Žitnik provides a vision of what sportsbooks will look like in the future if they are successful in integrating these new services.
“Right now, homepages are very static and they offer a very general visuation. This is what we are trying to address, and I believe that with our first results, we’re getting very good feedback.”
“We are trying to understand who the end user is, and to that goal we are personalising at least one piece of the content, if not the entire home page and so on, based on that user’s preferences.”
“Artificial intelligence is here of course playing the key role in gathering the data and going through the algorithms. Trying and learning is playing a key role and the more data you have, the better you are.”

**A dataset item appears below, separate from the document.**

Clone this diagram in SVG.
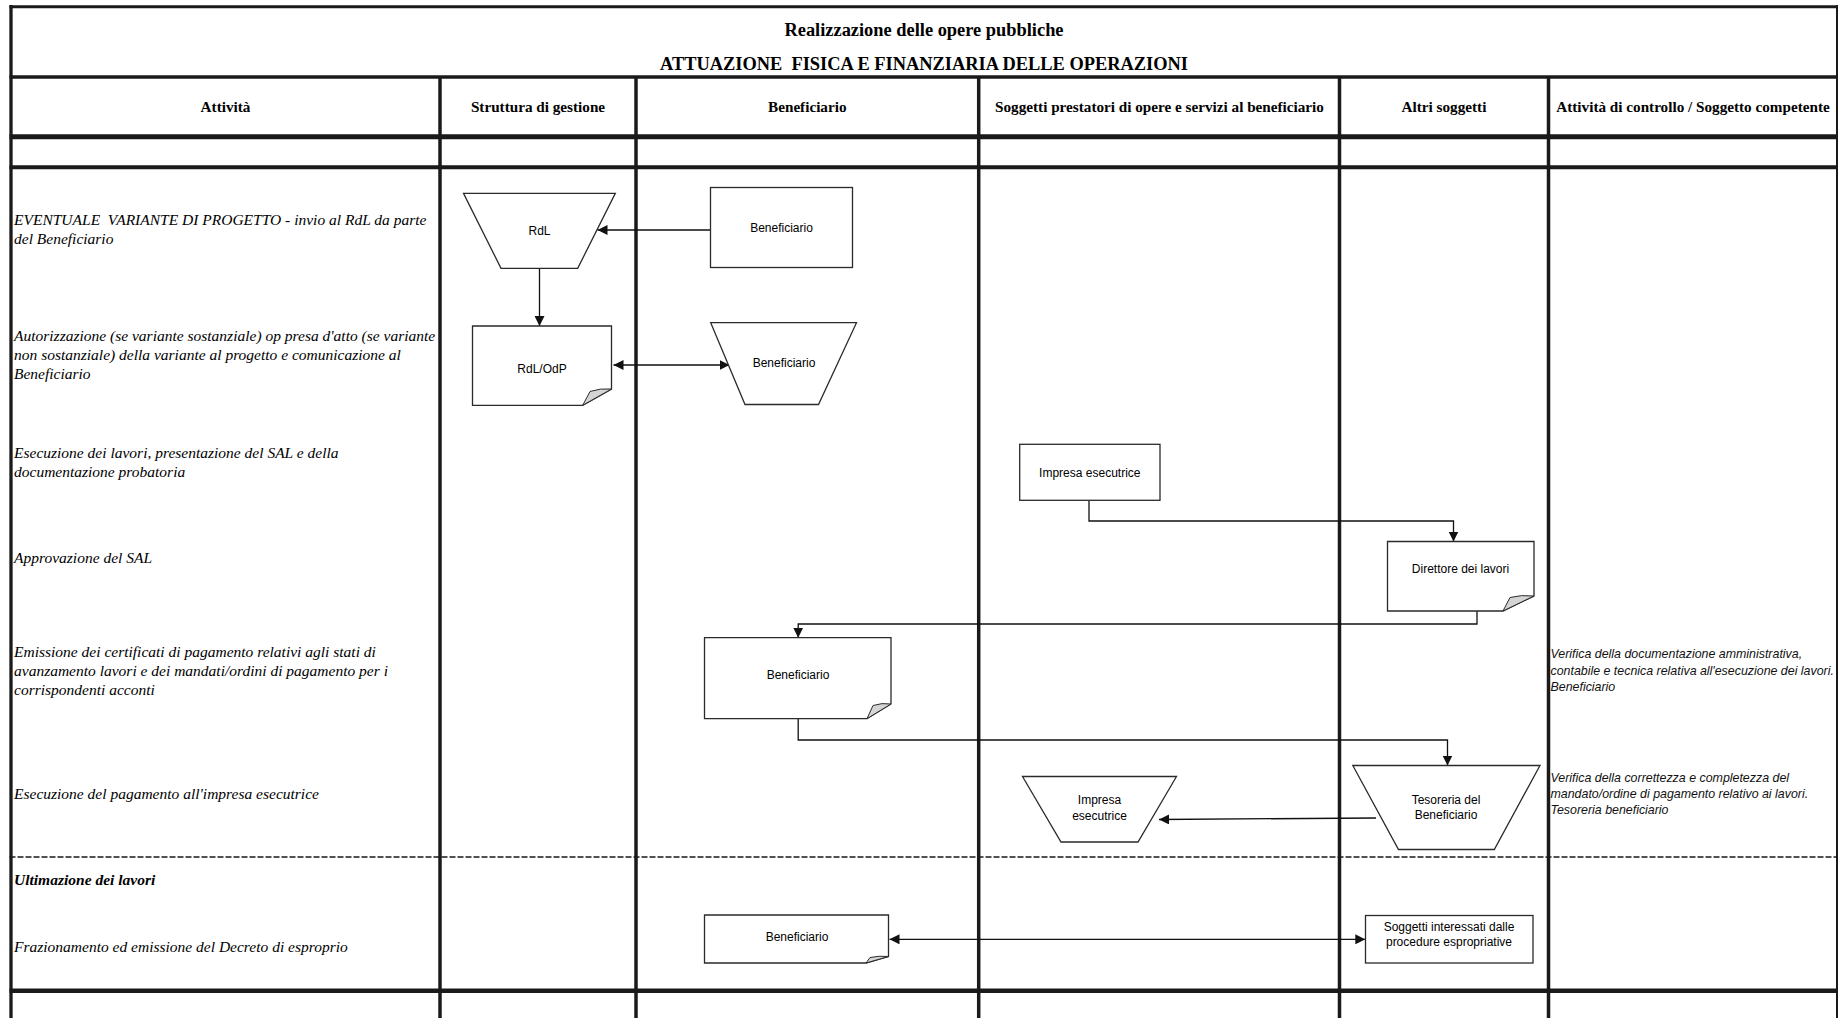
<svg xmlns="http://www.w3.org/2000/svg" width="1838" height="1018" viewBox="0 0 1838 1018">
<style>
.grid{stroke:#1a1a1a;fill:none}
.t1{font-family:"Liberation Serif",serif;font-weight:bold;font-size:18.4px;fill:#000;text-anchor:middle;white-space:pre}
.hd{font-family:"Liberation Serif",serif;font-weight:bold;font-size:15.2px;fill:#000;text-anchor:middle}
.act{font-family:"Liberation Serif",serif;font-style:italic;font-size:15.5px;fill:#000;white-space:pre}
.actb{font-family:"Liberation Serif",serif;font-style:italic;font-weight:bold;font-size:15.5px;fill:#000}
.ctl{font-family:"Liberation Sans",sans-serif;font-style:italic;font-size:12.4px;fill:#111}
.shape{fill:#fff;stroke:#2a2a2a;stroke-width:1.3}
.fold{fill:#d4d4d4;stroke:#2a2a2a;stroke-width:1}
.lbl{font-family:"Liberation Sans",sans-serif;font-size:12px;fill:#000;text-anchor:middle}
.conn{fill:none;stroke:#111;stroke-width:1.3}
</style>
<defs>
<marker id="ah" viewBox="0 0 10 10" refX="10" refY="5" markerWidth="10" markerHeight="10" markerUnits="userSpaceOnUse" orient="auto-start-reverse">
<path d="M0,0 L10,5 L0,10 z" fill="#111"/>
</marker>
</defs>

<g id="table">
<line class="grid" x1="9.5" y1="6.7" x2="1838" y2="6.7" stroke-width="3"/>
<line class="grid" x1="11" y1="5" x2="11" y2="1018" stroke-width="3.3"/>
<line class="grid" x1="1837" y1="5" x2="1837" y2="1018" stroke-width="2"/>
<line class="grid" x1="9.5" y1="77" x2="1838" y2="77" stroke-width="3.3"/>
<line class="grid" x1="9.5" y1="136.7" x2="1838" y2="136.7" stroke-width="5"/>
<line class="grid" x1="9.5" y1="167.3" x2="1838" y2="167.3" stroke-width="4"/>
<line class="grid" x1="9.5" y1="857" x2="1838" y2="857" stroke-width="1.6" stroke-dasharray="6 2"/>
<line class="grid" x1="9.5" y1="990.7" x2="1838" y2="990.7" stroke-width="4.5"/>
<line class="grid" x1="440" y1="77" x2="440" y2="1018" stroke-width="3.5"/>
<line class="grid" x1="636" y1="77" x2="636" y2="1018" stroke-width="3.5"/>
<line class="grid" x1="978.7" y1="77" x2="978.7" y2="1018" stroke-width="3.5"/>
<line class="grid" x1="1339.5" y1="77" x2="1339.5" y2="1018" stroke-width="3.5"/>
<line class="grid" x1="1548.5" y1="77" x2="1548.5" y2="1018" stroke-width="3.5"/>
</g>

<g id="title">
<text class="t1" x="924" y="35.5">Realizzazione delle opere pubbliche</text>
<text class="t1" x="924" y="69.5">ATTUAZIONE  FISICA E FINANZIARIA DELLE OPERAZIONI</text>
</g>

<g id="headers">
<text class="hd" x="225.5" y="112">Attività</text>
<text class="hd" x="538" y="112">Struttura di gestione</text>
<text class="hd" x="807.3" y="112">Beneficiario</text>
<text class="hd" x="1159.5" y="112">Soggetti prestatori di opere e servizi al beneficiario</text>
<text class="hd" x="1444" y="112">Altri soggetti</text>
<text class="hd" x="1693" y="112">Attività di controllo / Soggetto competente</text>
</g>

<g id="activities">
<text class="act" x="14" y="224.5">EVENTUALE  VARIANTE DI PROGETTO - invio al RdL da parte</text>
<text class="act" x="14" y="243.5">del Beneficiario</text>
<text class="act" x="14" y="340.5">Autorizzazione (se variante sostanziale) op presa d'atto (se variante</text>
<text class="act" x="14" y="359.5">non sostanziale) della variante al progetto e comunicazione al</text>
<text class="act" x="14" y="378.5">Beneficiario</text>
<text class="act" x="14" y="457.5">Esecuzione dei lavori, presentazione del SAL e della</text>
<text class="act" x="14" y="476.5">documentazione probatoria</text>
<text class="act" x="14" y="563">Approvazione del SAL</text>
<text class="act" x="14" y="656.5">Emissione dei certificati di pagamento relativi agli stati di</text>
<text class="act" x="14" y="675.5">avanzamento lavori e dei mandati/ordini di pagamento per i</text>
<text class="act" x="14" y="694.5">corrispondenti acconti</text>
<text class="act" x="14" y="799">Esecuzione del pagamento all'impresa esecutrice</text>
<text class="actb" x="14" y="884.5">Ultimazione dei lavori</text>
<text class="act" x="14" y="951.5">Frazionamento ed emissione del Decreto di esproprio</text>
</g>

<g id="controls">
<text class="ctl" x="1550.5" y="658">Verifica della documentazione amministrativa,</text>
<text class="ctl" x="1550.5" y="675">contabile e tecnica relativa all'esecuzione dei lavori.</text>
<text class="ctl" x="1550.5" y="691">Beneficiario</text>
<text class="ctl" x="1550.5" y="782">Verifica della correttezza e completezza del</text>
<text class="ctl" x="1550.5" y="798">mandato/ordine di pagamento relativo ai lavori.</text>
<text class="ctl" x="1550.5" y="814">Tesoreria beneficiario</text>
</g>

<g id="connectors">
<line class="conn" x1="710.5" y1="230" x2="597.5" y2="230" marker-end="url(#ah)"/>
<line class="conn" x1="539.5" y1="268.3" x2="539.5" y2="326" marker-end="url(#ah)"/>
<line class="conn" x1="613.5" y1="365" x2="729.5" y2="365" marker-start="url(#ah)" marker-end="url(#ah)"/>
<path class="conn" d="M1089,501 V521 H1453.5 V541.5" marker-end="url(#ah)"/>
<path class="conn" d="M1477,611 V624 H798.2 V637.7" marker-end="url(#ah)"/>
<path class="conn" d="M798.2,719 V740 H1447.5 V765.5" marker-end="url(#ah)"/>
<line class="conn" x1="1376" y1="818" x2="1159" y2="819.5" marker-end="url(#ah)"/>
<line class="conn" x1="889.5" y1="939.3" x2="1365.3" y2="939.3" marker-start="url(#ah)" marker-end="url(#ah)"/>
</g>

<g id="node-rdl">
<polygon class="shape" points="463.5,193.3 615.3,193.3 577.7,268.3 501,268.3"/>
<text class="lbl" x="539.5" y="235">RdL</text>
</g>

<g id="node-beneficiario-1">
<rect class="shape" x="710.5" y="187.5" width="142" height="80"/>
<text class="lbl" x="781.5" y="231.5">Beneficiario</text>
</g>

<g id="node-rdl-odp">
<path class="shape" d="M472.5,326 H611.5 V389 L582.7,405.3 H472.5 Z"/>
<path class="fold" d="M611.5,389 L582.7,405.3 L590,391.5 Q600,388 611.5,389 Z"/>
<text class="lbl" x="542" y="373">RdL/OdP</text>
</g>

<g id="node-beneficiario-2">
<polygon class="shape" points="710.7,322.7 856.5,322.7 818.5,404.5 745,404.5"/>
<text class="lbl" x="784" y="367">Beneficiario</text>
</g>

<g id="node-impresa-1">
<rect class="shape" x="1019.7" y="444.3" width="140.3" height="56"/>
<text class="lbl" x="1089.8" y="476.5">Impresa esecutrice</text>
</g>

<g id="node-direttore">
<path class="shape" d="M1387.5,541.5 H1534 V596 L1503,611 H1387.5 Z"/>
<path class="fold" d="M1534,596 L1503,611 L1510,597.5 Q1521,594.5 1534,596 Z"/>
<text class="lbl" x="1460.5" y="573">Direttore dei lavori</text>
</g>

<g id="node-beneficiario-3">
<path class="shape" d="M704.5,637.7 H891 V704 L867,718.7 H704.5 Z"/>
<path class="fold" d="M891,704 L867,718.7 L873,705.5 Q882,702.5 891,704 Z"/>
<text class="lbl" x="798" y="678.5">Beneficiario</text>
</g>

<g id="node-tesoreria">
<polygon class="shape" points="1352.8,765.5 1540,765.5 1494.3,849.5 1398.5,849.5"/>
<text class="lbl" x="1446" y="804">Tesoreria del</text>
<text class="lbl" x="1446" y="818.5">Beneficiario</text>
</g>

<g id="node-impresa-2">
<polygon class="shape" points="1022.5,776.5 1176.5,776.5 1138,842 1061,842"/>
<text class="lbl" x="1099.5" y="804">Impresa</text>
<text class="lbl" x="1099.5" y="820">esecutrice</text>
</g>

<g id="node-beneficiario-4">
<path class="shape" d="M704.5,915 H888.5 V956.5 L866,963 H704.5 Z"/>
<path class="fold" d="M888.5,956.5 L866,963 L870,957.5 Q879,955.5 888.5,956.5 Z"/>
<text class="lbl" x="797" y="941">Beneficiario</text>
</g>

<g id="node-soggetti">
<rect class="shape" x="1365.5" y="915.5" width="167.5" height="47.5"/>
<text class="lbl" x="1449" y="930.5">Soggetti interessati dalle</text>
<text class="lbl" x="1449" y="946">procedure espropriative</text>
</g>
</svg>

The shape of things to come
The intense competition of the American markets will change the very nature of sportsbooks. Integrating emerging technologies, they will be more dynamic, more tailored, faster moving. In the end, user retention is all about refining your product to be more responsive to the needs and wants of those users, and the immense potential of AI and machine learning will allow sportsbooks to follow this goal with a one-minded maniacal intensity.
In the four years since the repeal of PASPA, the first battle was fought, there were winners and losers, and the survivors have gone to lick their wounds. The next phase of the battle is now starting to take shape – and it looks like the most interesting things are still to come.